A poll conducted by the University of Wisconsin-Milwaukee has found that Gov. Jim Doyle holds an 11 percent lead over his challenger, U.S. Rep. Mark Green, R-Wis, according to a report released Thursday.
The survey, conducted by trained students, also questioned 471 Wisconsin residents about issues such as abortion, gun control and the proposed constitutional ban on gay marriage and civil unions.
Respondents were chosen by a random-digit dial of Wisconsin residents 18 years of age or older, according to Tom Holbrook, professor of political science at UWM, who directed the study.
Under the method Holbrook and the UWM students used, if one of the respondents does not answer the phone, that person is called back to retain the randomness of the sample.
"If there is no answer, the phone number is recycled every three or four minutes until we get an answer," Holbrook said.
Results of the survey show 44 percent of respondents would vote for Doyle, while 33 percent said they would vote for Green.
"I'd say that it's not surprising that Green is behind by 11 points at this time because he is relatively unknown statewide," said Charles Franklin, professor of political science at the University of Wisconsin-Madison. "On the other hand, as an incumbent, Doyle would feel a lot better if he was 20 points ahead instead of 11."
Franklin said he expects the gubernatorial race to be close, especially because Doyle's approval numbers remain under 50 percent.

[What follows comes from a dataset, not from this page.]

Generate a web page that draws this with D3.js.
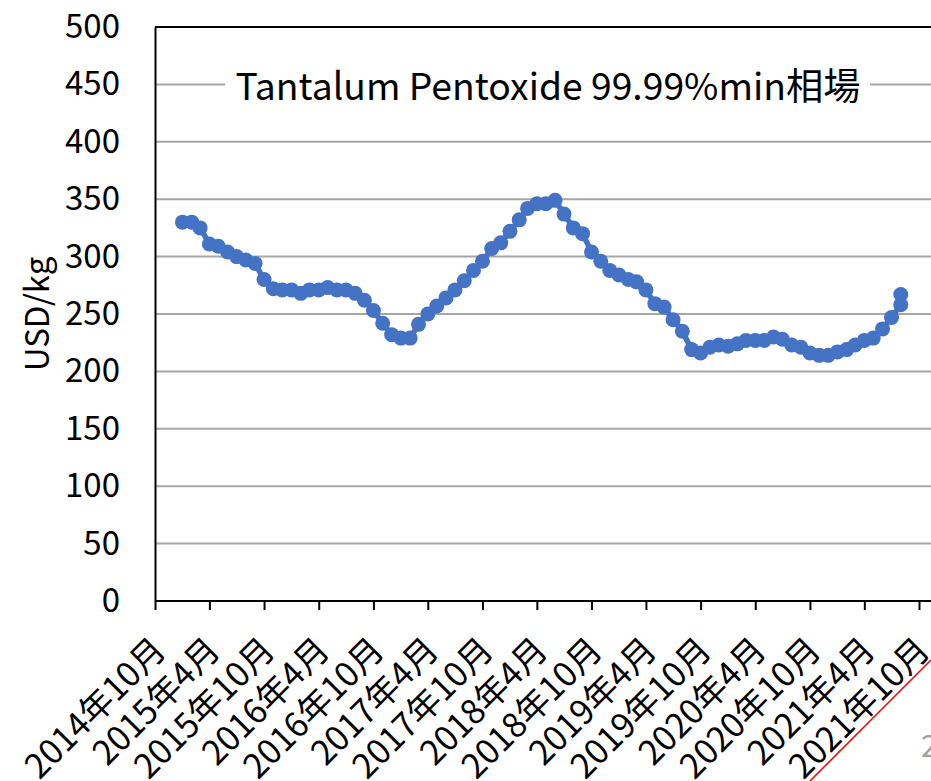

According to Holbrook, he expects this 11-point gap to narrow once the Green campaign "kicks into high gear." He added that Doyle should also be concerned about the reported 21 percent of undecided respondents.
"The undecided could wipe [Doyle's lead] out, but I would not expect them to all go for Green," Holbrook said.
According to Mark Graul, Green's campaign spokesperson, he is pleased with the results of the survey.
"[This survey] shows that Wisconsinites are not happy with Gov. Doyle and they do not think he has the state headed in the right direction," he said.
Graul added that the Green campaign hopes to narrow that margin once they start a larger advertising scheme.
However, Melanie Fonder, Doyle's campaign press secretary, said she has a positive outlook for Doyle.
"We are certainly pleased to be ahead, but it is very early in the process and there are going to be many, many polls between then and now," Fonder said.
Fonder expects Doyle to take a more dramatic lead once Wisconsin families become focused on the November election.
Additionally, the survey had key findings about public support of gay marriage, student vouchers and gun control.
According to the survey results, more than half of Wisconsin residents support a gay marriage and civil unions ban. Fifty-six percent oppose school vouchers and 69 percent oppose the concealed-carry law.
The survey tried to keep questions regarding contentious issues, such as gay marriage, as unbiased as possible.
Respondents were asked two questions about the potential gay marriage ban. The first was a general question that measured whether they supported gay marriage. The second question specifically referenced the amendment.
"We [also] didn't want to ask these questions right next to each other. The first was six or seven questions before the second, so it did not influence their response," Holbrook said.